Ray Bradbury estaba ahí, me miró y me preguntó qué estaba haciendo yo allí. Lo miré, hice una pausa y sin dejar que me temblara la voz respondí con tono astuto – Yo podría hacerle la misma pregunta, Sr. Bradbury.- Me sentí muy astuto. Ray Bradbury parecía confundido, estaba parado en mi panza, junto a un lunar que tengo cerca del ombligo, del otro lado había un cuete, como los que se usan para ir al espacio. Me miró y se podía ver claramente que estaba cruzado por una profunda emoción, sus ojos veían lejos, cristalinos y ligeramente húmedos. Su voz se quebró al preguntarme – ¿Esto es Marte?- Le respondí que no, que era mi panza. Y entonces se puso furioso - ¡Tonto! – Exclamó Ray Bradbury con profusa indignación – No sabes lo que has hecho, te estás convirtiendo… Oh, diablos! EN UN PLANETA!- Rápidamente me miré la panza y entonces descubrí que lo que decía Bradbury era cierto. Mi barriga en toda su plenitud, se había teñido del mismo tono rojizo con el que el escritor describiera al planeta. Rojo, rojo gastado, erosionado. Aspiré el aire pausadamente, para no marearme. Pero allí estaba, tan claro y tan tangible como cualquier otra cosa. Comprendí el alcance de lo que el me había dicho. Había dejado que los acontecimientos se sucedieran libremente y me estaba convirtiendo en un planeta. Mis pies comenzaron a sentirse más livianos y poco tiempo después me encontré flotando en calma. Giraba lentamente sobre mi propio eje. Me volví hacia Ray Bradbury para pedirle una explicación con la mirada, pero el estaba absorto en sus propias cavilaciones, las cuales no me atreví a interrumpir.

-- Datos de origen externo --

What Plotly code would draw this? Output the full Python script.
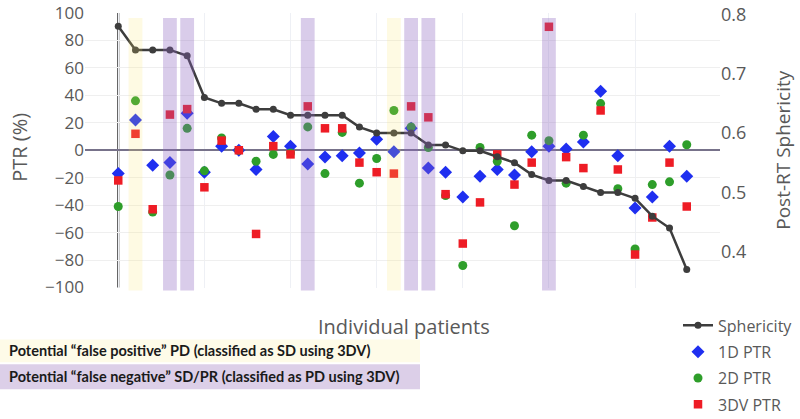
import plotly.graph_objects as go

# Patients ordered by post-RT sphericity
patients = list(range(1, 35))

sphericity = [0.78, 0.74, 0.74, 0.74, 0.73, 0.66, 0.65, 0.65, 0.64, 0.64,
              0.63, 0.63, 0.63, 0.63, 0.61, 0.60, 0.60, 0.60, 0.58, 0.58,
              0.57, 0.57, 0.56, 0.55, 0.53, 0.52, 0.52, 0.51, 0.50, 0.50,
              0.49, 0.46, 0.44, 0.37]

ptr_1d = [-17, 22, -11, -9, 27, -16, 3, 0, -14, 10,
          3, -10, -5, -4, -2, 8, -1, 16, -13, -16,
          -34, -19, -14, -18, -1, 3, 1, 6, 43, -4,
          -42, -34, 3, -19]

ptr_2d = [-41, 36, -45, -18, 16, -15, 9, 0, -8, -3,
          -2, 17, -17, 13, -24, -6, 29, 17, 2, -33,
          -84, 2, -8, -55, 11, 7, -24, 11, 34, -28,
          -72, -25, -23, 4]

ptr_3dv = [-22, 12, -43, 26, 30, -27, 7, 0, -61, 3,
           -3, 32, 16, 16, -9, -16, -17, 32, 24, -32,
           -68, -38, -3, -25, -9, 90, -5, -13, 29, -14,
           -76, -49, -9, -41]

# Highlighted patients
false_positive = [2, 17]
false_negative = [4, 5, 12, 18, 19, 26]

ptr_ticks = [100, 80, 60, 40, 20, 0, -20, -40, -60, -80, -100]
sph_ticks = [0.4, 0.5, 0.6, 0.7, 0.8]

grey_text = "#595959"
font_main = "Open Sans"

# pixel -> paper helpers (plot area 85..720 x 13..288.5)
def px(x):
	return (x - 85) / 635.0

def py(y):
	return (288.5 - y) / 275.5

fig = go.Figure()

# PTR scatter series
fig.add_trace(go.Scatter(
	x=patients, y=ptr_1d, mode="markers", name="1D PTR",
	marker=dict(symbol="diamond", size=10, color="#1f2ff0"),
	legendrank=2, legendgroup="a",
))
fig.add_trace(go.Scatter(
	x=patients, y=ptr_2d, mode="markers", name="2D PTR",
	marker=dict(symbol="circle", size=9, color="#2e9e2a"),
	legendrank=3, legendgroup="b",
))
fig.add_trace(go.Scatter(
	x=patients, y=ptr_3dv, mode="markers", name="3DV PTR",
	marker=dict(symbol="square", size=8.5, color="#ee1c25"),
	legendrank=4, legendgroup="c",
))

# Sphericity line on secondary axis
fig.add_trace(go.Scatter(
	x=patients, y=sphericity, mode="lines+markers", name="Sphericity",
	line=dict(color="#3d3d3d", width=2.5),
	marker=dict(symbol="circle", size=7, color="#3d3d3d"),
	yaxis="y2", legendrank=1, legendgroup="d",
))

# Shaded bands for the flagged patients (drawn over the markers)
shapes = []
for p in false_positive:
	shapes.append(dict(
		type="rect", xref="x", yref="paper",
		x0=p - 0.4, x1=p + 0.4, y0=py(291), y1=py(18),
		fillcolor="rgba(250,230,100,0.18)", line=dict(width=0), layer="above",
	))
for p in false_negative:
	shapes.append(dict(
		type="rect", xref="x", yref="paper",
		x0=p - 0.4, x1=p + 0.4, y0=py(291), y1=py(18),
		fillcolor="rgba(140,100,190,0.33)", line=dict(width=0), layer="above",
	))

# Vertical axis line at first patient
shapes.append(dict(
	type="line", xref="x", yref="y", x0=1, x1=1, y0=-100, y1=100,
	line=dict(color="#333333", width=2), layer="below",
))

# Explanation boxes under the chart
shapes.append(dict(
	type="rect", xref="paper", yref="paper",
	x0=px(0), x1=px(420), y0=py(363), y1=py(340),
	fillcolor="#fefbe8", line=dict(width=0),
))
shapes.append(dict(
	type="rect", xref="paper", yref="paper",
	x0=px(0), x1=px(420), y0=py(390), y1=py(365),
	fillcolor="#dccfe8", line=dict(width=0),
))

annotations = [
	dict(text="Individual patients", xref="paper", yref="paper",
		x=px(404), y=py(327), xanchor="center", yanchor="middle", showarrow=False,
		font=dict(family=font_main, size=20, color=grey_text)),
	dict(text="PTR (%)", xref="paper", yref="paper", textangle=-90,
		x=px(20), y=py(148), xanchor="center", yanchor="middle", showarrow=False,
		font=dict(family=font_main, size=20, color=grey_text)),
	dict(text="Post-RT Sphericity", xref="paper", yref="paper", textangle=-90,
		x=px(783), y=py(150), xanchor="center", yanchor="middle", showarrow=False,
		font=dict(family=font_main, size=19, color=grey_text)),
	dict(text="<b>Potential \u201cfalse positive\u201d PD (classified as SD using 3DV)</b>",
		xref="paper", yref="paper", xanchor="left", yanchor="middle",
		x=px(7), y=py(351.5), showarrow=False,
		font=dict(family="Lato", size=14.5, color="#1a1a1a")),
	dict(text="<b>Potential \u201cfalse negative\u201d SD/PR (classified as PD using 3DV)</b>",
		xref="paper", yref="paper", xanchor="left", yanchor="middle",
		x=px(7), y=py(377.5), showarrow=False,
		font=dict(family="Lato", size=14.5, color="#1a1a1a")),
]

fig.update_layout(
	width=800, height=419,
	margin=dict(l=85, r=80, t=13, b=130.5, autoexpand=False),
	plot_bgcolor="white", paper_bgcolor="white",
	shapes=shapes, annotations=annotations,
	font=dict(family=font_main, color=grey_text),
	legend=dict(
		x=px(678), y=py(309), xanchor="left", yanchor="top",
		font=dict(family=font_main, size=16, color=grey_text),
		tracegroupgap=2.5, bgcolor="rgba(0,0,0,0)",
	),
	xaxis=dict(
		range=[-0.93, 35.93], tick0=1, dtick=5,
		showticklabels=False, showgrid=True, gridcolor="#eef0f5",
		zeroline=False, showline=False, ticks="",
	),
	yaxis=dict(
		range=[-100.4, 100.05], tickvals=ptr_ticks,
		showgrid=True, gridcolor="#efefef",
		zeroline=True, zerolinecolor="#77728a", zerolinewidth=1.5,
		tickfont=dict(family=font_main, size=17, color=grey_text),
		ticklabeloverflow="allow",
		showline=False, ticks="",
	),
	yaxis2=dict(
		overlaying="y", side="right",
		range=[0.339, 0.8022], tickvals=sph_ticks,
		showgrid=False, zeroline=False, showline=False, ticks="",
		tickfont=dict(family=font_main, size=18, color=grey_text),
		ticklabeloverflow="allow",
	),
)

# drop the browser's default page margin so the figure sits at the corner
fig.write_html("out.html", config={"displayModeBar": False},
	post_script="document.body.style.margin = '0';")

De improviso, un sonido tenue pero notorio cortó el silencio de mis pensamientos. Era como si estuviesen raspando una superficie, pero con suavidad y autocontrol. Y provenía del cohete. Permanecí observando con expectativa hasta que vislumbré una sombra del otro lado de la nave. Estiré el cuello para alcanzar la figura con mi vista y lo conseguí, lo que percibí, me dejó sin aliento, anonadado. Junto a la superficie del vehículo espacial, se encontraba nada menos que el Sr. Miyagui. Si, aquella estrella de inagotable sabiduría karateka no paraba de encerar y pulir el costado del cohete. Me cagué de risa. Pero enseguida me disculpé con Miyagui, porque lo había interrumpido en su tarea. El hizo una profunda reverencia y me preguntó si había algo que el pudiese hacer por mi. Yo no supe que contestar, qué podía pedirle yo al gran Sr. Miyagui. Entonces se me ocurrió que tal vez el podría hacer algo para calmarlo a Ray Bradbury que había quedado bastante desorientado con todo este tema del planeta. Se lo sugerí y el asintió con la cabeza al tiempo que decía – Hai – Entonces fue a buscar al escritor y le explicó que lo que estaba ocurriendo era perfectamente normal y lo invitó a su casa. Si, ahí vi que atrás del cuete estaba la casa de Miyagui y se sentaron los dos en unas reposeras. El maestro de karate fue a buscar champagne y ambos se quedaron bebiendo hasta entrada la noche, charlando de sus experiencias y desventuras y comentando los resultados de la última fecha de la Liga de Campeones.
Yo observé que ninguno de ellos tenía traje de astronauta, ni casco, ni máscara. Y me sentí orgulloso de ser un planeta con atmósfera.